Negative Grading Toward the Foundation

When soil slopes toward the house, stormwater can collect at the foundation and feed crawlspace or basement moisture.

  • Grading
  • Drainage
  • Foundation Moisture
  • Surface Water
Standing muddy water pooled against a brick foundation wall near air-conditioning equipment and a foundation vent

Direct Answer

Finish grade should generally slope away from the foundation so surface water moves off the building line. Negative grading (soil sloping toward the house) is a common moisture contributor and should be corrected with proper regrading and, where needed, drainage improvements.

How to Identify It

  • Soil or mulch beds higher against the foundation than a few feet away
  • Visible slope of lawn or beds draining toward the wall or crawlspace vents
  • Standing water, soft ground, or erosion channels along the foundation after rain
  • Downspouts dumping at the foundation with no extension
  • Damp crawlspace soil, wet vapor barrier, or staining on foundation walls
  • Landscape borders or hardscape that traps water against the house

Why It’s Not Acceptable

Surface water that collects at the foundation increases hydrostatic pressure and is a frequent contributor to crawlspace dampness, basement seepage, and soil movement against foundation walls.

A home inspector can observe grade and moisture patterns at the time of visit. They cannot predict every future rain event or prove a single root cause of every interior moisture condition—but negative grade is a documented, correctable risk factor.

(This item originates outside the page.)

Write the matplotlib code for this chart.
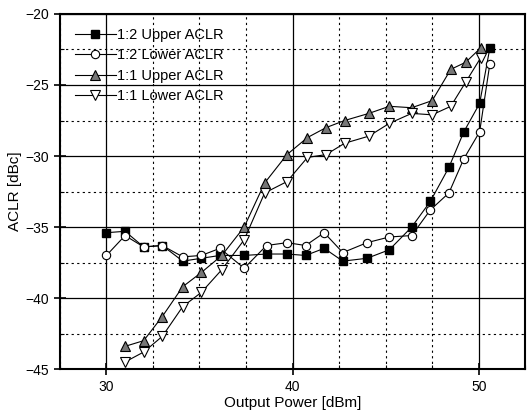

Photos of slope toward the house show drainage direction. They do not alone measure wall structural movement or crawlspace relative humidity.

What a Proper Correction Should Accomplish

  • Regrade soil to slope away from the foundation (commonly aiming for positive fall over the first several feet where practical)
  • Keep soil and mulch below siding/weep clearances while still falling away from the wall
  • Extend downspouts and manage roof runoff away from the foundation
  • Correct hardscape or planting beds that trap water against the house
  • Address related crawlspace or foundation moisture once surface water is controlled
  • Avoid simply piling more soil against siding as a “fix”

Example From an Inspection

During a real inspection, standing water was found along the side of the home with evidence that moisture reached the crawlspace. Grading under/near outdoor structures also appeared to slope toward the house. Drainage evaluation and correction were recommended.